Read about CCD Student Associate Charlee Rae Bender, and her 2018 summer experience!
It seems counterintuitive, but there is a certain peace that comes with uncertainty- especially in those moments where all the plans you set up for yourself change without warning.
This is a lesson I wasn’t forced to learn until this past summer living alone in New York City.
At the end of May, I had managed to secure an internship working for a Production and Public Relations firm located just north of the financial district in New York City. I didn’t know anyone, but I knew living on my own would not only provide valuable lessons in independence, but also meaningful work experience.
I landed in LaGuardia with Law School on my mind and Elle Woods as my professional role model. However, I found my plans and interests having radically shifted by the time I left.
Within a week, I was nestled in one of the skyscrapers of Times Square at 6:30 a.m. managing four phone lines, connecting our spokesperson to various news stations and figuring out how to put our camera’s picture up on satellite. The fast-paced energy on studio days was something I immediately loved. I was in awe of the caliber of work the studio managers, technical crew and camera men produced, while living a life untethered to a desk.
With each studio visit and every bit of exposure to the broadcasting and entertainment industry, I knew this was it. I had actual hands-on experience that confirmed my newfound passion and further encouraged me to pursue this path.
Each and every person with whom I worked had a different story and different journey to get to the same place. This meant that for the first time in my life, I had no exact steps I could follow that would bring me to my goal. It would take slow, incremental change and a lot of patience to build towards this new career path.
It wasn’t long before obstacles began to arise. How was I supposed to pursue journalism, broadcasting, production, directing and acting all at once? How would a Philosophy major get me there? What if I wanted to keep Law School as a viable option? These questions were paralyzing and halted any and all progress.
I needed to take a step back and re-focus my scope.
I was so narrowed in on what I envisioned ultimate success to be that I lost sight of what was in front of me. It was time to slow down and appreciate the opportunities as they came. I needed to trust and have faith in my own instincts when they told me this journey would slowly unfold as long as I was dedicated and committed to the pursuit.

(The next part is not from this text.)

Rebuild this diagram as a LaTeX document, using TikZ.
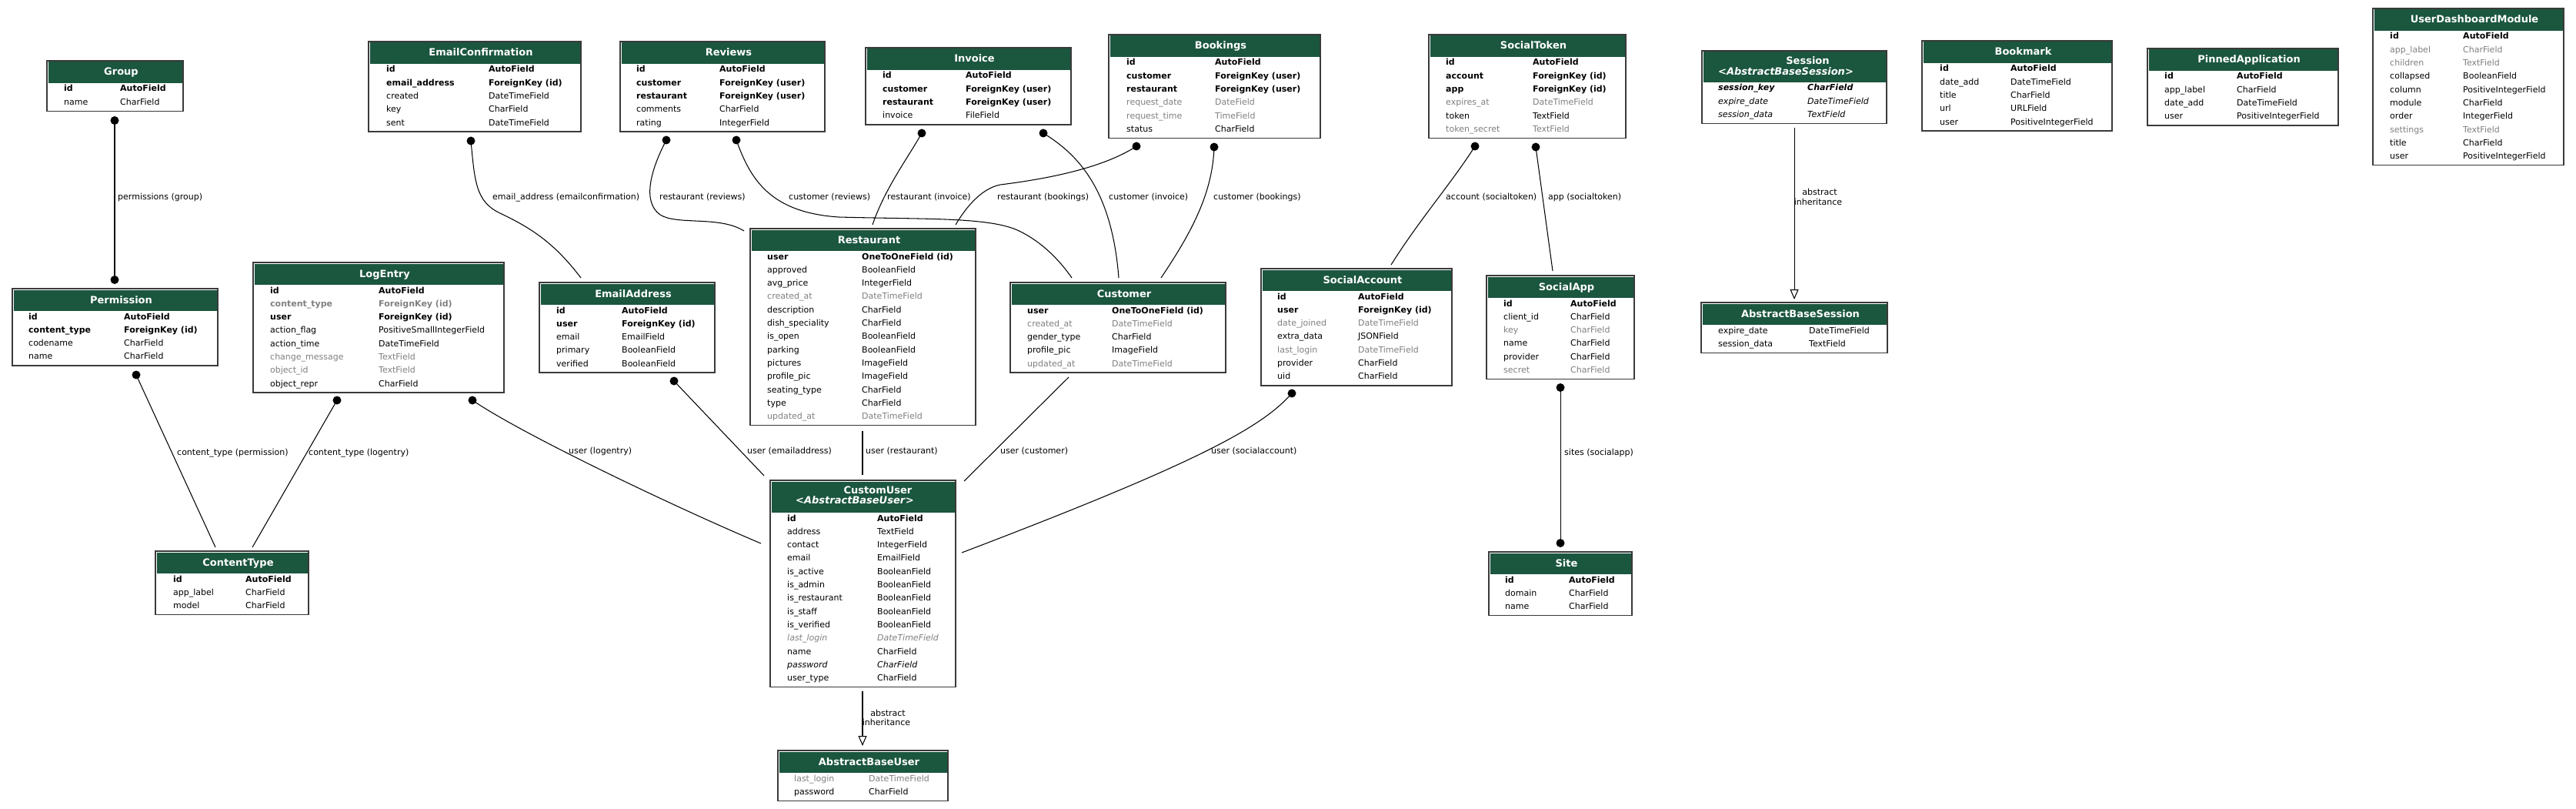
\documentclass[tikz,border=0pt]{standalone}
\usepackage{fontspec}
\setmainfont{DejaVu Sans}
\usetikzlibrary{arrows.meta}
\definecolor{hdr}{HTML}{1B563F}
\definecolor{txtgray}{HTML}{808080}
\definecolor{bordc}{HTML}{3A3A3A}
\newcommand\fsz{\fontsize{11pt}{13pt}\selectfont}
\newcommand\tsz{\fontsize{13pt}{15pt}\selectfont}
\tikzset{
  tblbox/.style={draw=bordc, line width=1.5pt, fill=white, anchor=north west, inner sep=0pt, outer sep=0pt},
  ttl/.style={font=\tsz\bfseries, text=white, anchor=base, inner sep=0pt},
  fldtxt/.style={font=\fsz, anchor=base west, inner sep=0pt, text=black},
  rowb/.style={fldtxt, font=\fsz\bfseries},
  rown/.style={fldtxt},
  rowg/.style={fldtxt, text=txtgray},
  rowgb/.style={fldtxt, font=\fsz\bfseries, text=txtgray},
  rowgi/.style={fldtxt, font=\fsz\itshape, text=txtgray},
  rowi/.style={fldtxt, font=\fsz\itshape},
  rowbi/.style={fldtxt, font=\fsz\bfseries\itshape},
  edge/.style={draw=black, line width=1.05pt},
  elabel/.style={font=\fsz, anchor=base west, inner sep=0pt},
  ilabel/.style={font=\fsz, anchor=base, inner sep=0pt},
  enddot/.style={fill=black},
  inherit/.style={edge, -{Triangle[fill=white, length=13pt, width=11pt, line width=1.05pt]}},
}
% #1 name, #2 L, #3 T, #4 R, #5 rows, #6 header height, #7 name col x, #8 type col x
\newcommand\ertbl[8]{%
  \def\erName{#1}%
  \pgfmathsetmacro\erW{#4-#2}%
  \pgfmathsetmacro\erHt{#6+1.7+17.3*#5}%
  \node[tblbox, minimum width=\erW pt, minimum height=\erHt pt] (#1) at (#2,#3) {};%
  \fill[hdr] (#2+1.5,#3+1.5) rectangle (#4-1.5,#3+#6);%
  \pgfmathsetmacro\erY{#3+#6+11}%
  \pgfmathsetmacro\erCx{(#2+#4)/2+8}%
  \pgfmathsetmacro\erTy{#3+19}%
  \def\erNX{#7}\def\erTX{#8}%
  \def\erI{0}%
}
\newcommand\erttl[1]{\node[ttl] (\erName-title) at (\erCx,\erTy) {#1};}
\newcommand\fld[3]{%
  \pgfmathtruncatemacro\erI{\erI+1}%
  \node[row#1] (\erName-n\erI) at (\erNX,\erY) {#2};%
  \node[row#1] (\erName-t\erI) at (\erTX,\erY) {#3};%
  \pgfmathsetmacro\erY{\erY+17.3}%
}
\begin{document}
\begin{tikzpicture}[x=1pt,y=-1pt]
\useasboundingbox[fill=white] (0,0) rectangle (3348,1051);

% ---------------- tables ----------------
\ertbl{Group}{61}{79}{238}{2}{29}{83}{156}
\erttl{Group}
\fld{b}{id}{AutoField}
\fld{n}{name}{CharField}

\ertbl{Permission}{16}{375}{283}{4}{29}{37}{161}
\erttl{Permission}
\fld{b}{id}{AutoField}
\fld{b}{content\_type}{ForeignKey (id)}
\fld{n}{codename}{CharField}
\fld{n}{name}{CharField}

\ertbl{EmailConfirmation}{479}{54}{755}{5}{29}{502}{635}
\erttl{EmailConfirmation}
\fld{b}{id}{AutoField}
\fld{b}{email\_address}{ForeignKey (id)}
\fld{n}{created}{DateTimeField}
\fld{n}{key}{CharField}
\fld{n}{sent}{DateTimeField}

\ertbl{Reviews}{806}{54}{1072}{5}{29}{827}{935}
\erttl{Reviews}
\fld{b}{id}{AutoField}
\fld{b}{customer}{ForeignKey (user)}
\fld{b}{restaurant}{ForeignKey (user)}
\fld{n}{comments}{CharField}
\fld{n}{rating}{IntegerField}

\ertbl{Invoice}{1125}{62}{1392}{4}{29}{1147}{1255}
\erttl{Invoice}
\fld{b}{id}{AutoField}
\fld{b}{customer}{ForeignKey (user)}
\fld{b}{restaurant}{ForeignKey (user)}
\fld{n}{invoice}{FileField}

\ertbl{Bookings}{1441}{45}{1716}{6}{29}{1464}{1579}
\erttl{Bookings}
\fld{b}{id}{AutoField}
\fld{b}{customer}{ForeignKey (user)}
\fld{b}{restaurant}{ForeignKey (user)}
\fld{g}{request\_date}{DateField}
\fld{g}{request\_time}{TimeField}
\fld{n}{status}{CharField}

\ertbl{SocialToken}{1857}{45}{2113}{6}{29}{1879}{1992}
\erttl{SocialToken}
\fld{b}{id}{AutoField}
\fld{b}{account}{ForeignKey (id)}
\fld{b}{app}{ForeignKey (id)}
\fld{g}{expires\_at}{DateTimeField}
\fld{n}{token}{TextField}
\fld{g}{token\_secret}{TextField}

\ertbl{Session}{2212}{66}{2452}{3}{41}{2233}{2349}
\node[ttl] (Session-title) at (2349.5,83.5) {Session};
\node[ttl] (Session-sub) at (2321,97.5) {<\textit{AbstractBaseSession}>};
\fld{bi}{session\_key}{CharField}
\fld{i}{expire\_date}{DateTimeField}
\fld{i}{session\_data}{TextField}

\ertbl{Bookmark}{2498}{53}{2745}{5}{29}{2521}{2613}
\erttl{Bookmark}
\fld{b}{id}{AutoField}
\fld{n}{date\_add}{DateTimeField}
\fld{n}{title}{CharField}
\fld{n}{url}{URLField}
\fld{n}{user}{PositiveIntegerField}

\ertbl{PinnedApplication}{2791}{63}{3039}{4}{29}{2813}{2907}
\erttl{PinnedApplication}
\fld{b}{id}{AutoField}
\fld{n}{app\_label}{CharField}
\fld{n}{date\_add}{DateTimeField}
\fld{n}{user}{PositiveIntegerField}

\ertbl{UserDashboardModule}{3084}{11}{3332}{10}{29}{3106}{3201}
\erttl{UserDashboardModule}
\fld{b}{id}{AutoField}
\fld{g}{app\_label}{CharField}
\fld{g}{children}{TextField}
\fld{n}{collapsed}{BooleanField}
\fld{n}{column}{PositiveIntegerField}
\fld{n}{module}{CharField}
\fld{n}{order}{IntegerField}
\fld{g}{settings}{TextField}
\fld{n}{title}{CharField}
\fld{n}{user}{PositiveIntegerField}

\ertbl{LogEntry}{329}{341}{655}{8}{29}{351}{492}
\erttl{LogEntry}
\fld{b}{id}{AutoField}
\fld{gb}{content\_type}{ForeignKey (id)}
\fld{b}{user}{ForeignKey (id)}
\fld{n}{action\_flag}{PositiveSmallIntegerField}
\fld{n}{action\_time}{DateTimeField}
\fld{g}{change\_message}{TextField}
\fld{g}{object\_id}{TextField}
\fld{n}{object\_repr}{CharField}

\ertbl{EmailAddress}{701}{367}{929}{5}{29}{723}{808}
\erttl{EmailAddress}
\fld{b}{id}{AutoField}
\fld{b}{user}{ForeignKey (id)}
\fld{n}{email}{EmailField}
\fld{n}{primary}{BooleanField}
\fld{n}{verified}{BooleanField}

\ertbl{Restaurant}{975}{297}{1268}{13}{29}{997}{1120}
\erttl{Restaurant}
\fld{b}{user}{OneToOneField (id)}
\fld{n}{approved}{BooleanField}
\fld{n}{avg\_price}{IntegerField}
\fld{g}{created\_at}{DateTimeField}
\fld{n}{description}{CharField}
\fld{n}{dish\_speciality}{CharField}
\fld{n}{is\_open}{BooleanField}
\fld{n}{parking}{BooleanField}
\fld{n}{pictures}{ImageField}
\fld{n}{profile\_pic}{ImageField}
\fld{n}{seating\_type}{CharField}
\fld{n}{type}{CharField}
\fld{g}{updated\_at}{DateTimeField}

\ertbl{Customer}{1313}{367}{1593}{5}{29}{1335}{1445}
\erttl{Customer}
\fld{b}{user}{OneToOneField (id)}
\fld{g}{created\_at}{DateTimeField}
\fld{n}{gender\_type}{CharField}
\fld{n}{profile\_pic}{ImageField}
\fld{g}{updated\_at}{DateTimeField}

\ertbl{SocialAccount}{1639}{349}{1887}{7}{29}{1660}{1765}
\erttl{SocialAccount}
\fld{b}{id}{AutoField}
\fld{b}{user}{ForeignKey (id)}
\fld{g}{date\_joined}{DateTimeField}
\fld{n}{extra\_data}{JSONField}
\fld{g}{last\_login}{DateTimeField}
\fld{n}{provider}{CharField}
\fld{n}{uid}{CharField}

\ertbl{SocialApp}{1932}{358}{2124}{6}{29}{1954}{2041}
\erttl{SocialApp}
\fld{b}{id}{AutoField}
\fld{n}{client\_id}{CharField}
\fld{g}{key}{CharField}
\fld{n}{name}{CharField}
\fld{n}{provider}{CharField}
\fld{g}{secret}{CharField}

\ertbl{ContentType}{202}{716}{401}{3}{29}{225}{319}
\erttl{ContentType}
\fld{b}{id}{AutoField}
\fld{n}{app\_label}{CharField}
\fld{n}{model}{CharField}

\ertbl{CustomUser}{1001}{624}{1242}{13}{42}{1023}{1140}
\node[ttl] (CustomUser-title) at (1141,641.5) {CustomUser};
\node[ttl] (CustomUser-sub) at (1111,654.5) {<\textit{AbstractBaseUser}>};
\fld{b}{id}{AutoField}
\fld{n}{address}{TextField}
\fld{n}{contact}{IntegerField}
\fld{n}{email}{EmailField}
\fld{n}{is\_active}{BooleanField}
\fld{n}{is\_admin}{BooleanField}
\fld{n}{is\_restaurant}{BooleanField}
\fld{n}{is\_staff}{BooleanField}
\fld{n}{is\_verified}{BooleanField}
\fld{gi}{last\_login}{DateTimeField}
\fld{n}{name}{CharField}
\fld{i}{password}{CharField}
\fld{n}{user\_type}{CharField}

\ertbl{AbstractBaseUser}{1011}{975}{1232}{2}{29}{1032}{1129}
\erttl{AbstractBaseUser}
\fld{g}{last\_login}{DateTimeField}
\fld{n}{password}{CharField}

\ertbl{AbstractBaseSession}{2211}{393}{2453}{2}{29}{2233}{2351}
\erttl{AbstractBaseSession}
\fld{n}{expire\_date}{DateTimeField}
\fld{n}{session\_data}{TextField}

\ertbl{Site}{1935}{717}{2121}{3}{29}{1956}{2039}
\erttl{Site}
\fld{b}{id}{AutoField}
\fld{n}{domain}{CharField}
\fld{n}{name}{CharField}

% ---------------- connector end points ----------------
\coordinate (gpA) at (149,156.5);  \coordinate (gpB) at (149,363.5);
\coordinate (pcA) at (177,487);    \coordinate (pcB) at (280,711);
\coordinate (lcA) at (438,520);    \coordinate (lcB) at (328,711);
\coordinate (luA) at (614,520);    \coordinate (luB) at (989,706);
\coordinate (eeA) at (612,183);    \coordinate (eeB) at (755,361);
\coordinate (rrA) at (866,182);    \coordinate (rrB) at (967,300);
\coordinate (rcA) at (957,182);    \coordinate (rcB) at (1393,361);
\coordinate (irA) at (1198,173);   \coordinate (irB) at (1134,292);
\coordinate (brA) at (1477,190);   \coordinate (brB) at (1242,292);
\coordinate (icA) at (1356,173);   \coordinate (icB) at (1454,361);
\coordinate (bcA) at (1578,191);   \coordinate (bcB) at (1509,361);
\coordinate (euA) at (876,495);    \coordinate (euB) at (993,618);
\coordinate (ruA) at (1121,560);   \coordinate (ruB) at (1121,617);
\coordinate (cuA) at (1389,490);   \coordinate (cuB) at (1253,625);
\coordinate (suA) at (1679,511);   \coordinate (suB) at (1250,718);
\coordinate (saA) at (1917,190);   \coordinate (saB) at (1808,344);
\coordinate (spA) at (1996,191);   \coordinate (spB) at (2018,352);
\coordinate (ssA) at (2028,503.5); \coordinate (ssB) at (2028,705.5);
\coordinate (isA) at (2332,166);   \coordinate (isB) at (2332,389);
\coordinate (iuA) at (1121,898);   \coordinate (iuB) at (1121,969);

% ---------------- connectors ----------------
\draw[edge] (gpA) -- (gpB);
\draw[edge] (pcA) -- (pcB);
\draw[edge] (lcA) -- (lcB);
\draw[edge] (luA) .. controls (680,565) and (880,660) .. (luB);
\draw[edge] (eeA) .. controls (617,235) and (618,262) .. (650,277) .. controls (690,296) and (720,315) .. (eeB);
\draw[edge] (rrA) .. controls (846,220) and (834,262) .. (858,279) .. controls (880,293) and (935,280) .. (rrB);
\draw[edge] (rcA) .. controls (975,232) and (1000,276) .. (1090,282) .. controls (1200,285) and (1280,282) .. (1320,298) .. controls (1350,311) and (1375,335) .. (rcB);
\draw[edge] (irA) .. controls (1180,205) and (1150,245) .. (irB);
\draw[edge] (brA) .. controls (1440,214) and (1380,230) .. (1300,240) .. controls (1275,245) and (1255,270) .. (brB);
\draw[edge] (icA) .. controls (1400,200) and (1445,245) .. (icB);
\draw[edge] (bcA) .. controls (1576,250) and (1550,300) .. (bcB);
\draw[edge] (euA) -- (euB);
\draw[edge] (ruA) -- (ruB);
\draw[edge] (cuA) -- (cuB);
\draw[edge] (suA) .. controls (1640,555) and (1560,600) .. (suB);
\draw[edge] (saA) .. controls (1885,240) and (1845,285) .. (saB);
\draw[edge] (spA) -- (spB);
\draw[edge] (ssA) -- (ssB);
\draw[inherit] (isA) -- (isB);
\draw[inherit] (iuA) -- (iuB);

% dots
\foreach \p in {gpA,gpB,pcA,lcA,luA,eeA,rrA,rcA,irA,brA,icA,bcA,euA,suA,saA,spA,ssA,ssB}
  \fill[enddot] (\p) circle (5.5pt);

% ---------------- labels ----------------
\node[elabel] (l-gp) at (153,259) {permissions (group)};
\node[elabel] (l-pc) at (230,591) {content\_type (permission)};
\node[elabel] (l-lc) at (401,591) {content\_type (logentry)};
\node[elabel] (l-lu) at (739,589) {user (logentry)};
\node[elabel] (l-ee) at (640,259) {email\_address (emailconfirmation)};
\node[elabel] (l-rr) at (857,259) {restaurant (reviews)};
\node[elabel] (l-rc) at (1025,259) {customer (reviews)};
\node[elabel] (l-ir) at (1153,259) {restaurant (invoice)};
\node[elabel] (l-br) at (1296,259) {restaurant (bookings)};
\node[elabel] (l-ic) at (1441,259) {customer (invoice)};
\node[elabel] (l-bc) at (1577,259) {customer (bookings)};
\node[elabel] (l-eu) at (971,589) {user (emailaddress)};
\node[elabel] (l-ru) at (1125,589) {user (restaurant)};
\node[elabel] (l-cu) at (1300,589) {user (customer)};
\node[elabel] (l-su) at (1574,589) {user (socialaccount)};
\node[elabel] (l-sa) at (1879,259) {account (socialtoken)};
\node[elabel] (l-sp) at (2012,259) {app (socialtoken)};
\node[elabel] (l-ss) at (2033,591) {sites (socialapp)};
\node[ilabel] (l-is1) at (2365,253) {abstract};
\node[ilabel] (l-is2) at (2363,266) {inheritance};
\node[ilabel] (l-iu1) at (1154,930) {abstract};
\node[ilabel] (l-iu2) at (1152,942) {inheritance};
\end{tikzpicture}
\end{document}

If you take nothing else from this- please know that the plans to which you may have been committed are worth foregoing if you find yourself losing interest- even if the other option does not provide the same sense of security and requires working harder to get there. Davidson is type of place that allows for and supports this journey of slowly discerning passions and interests- so take advantage of the time and resources while they are available.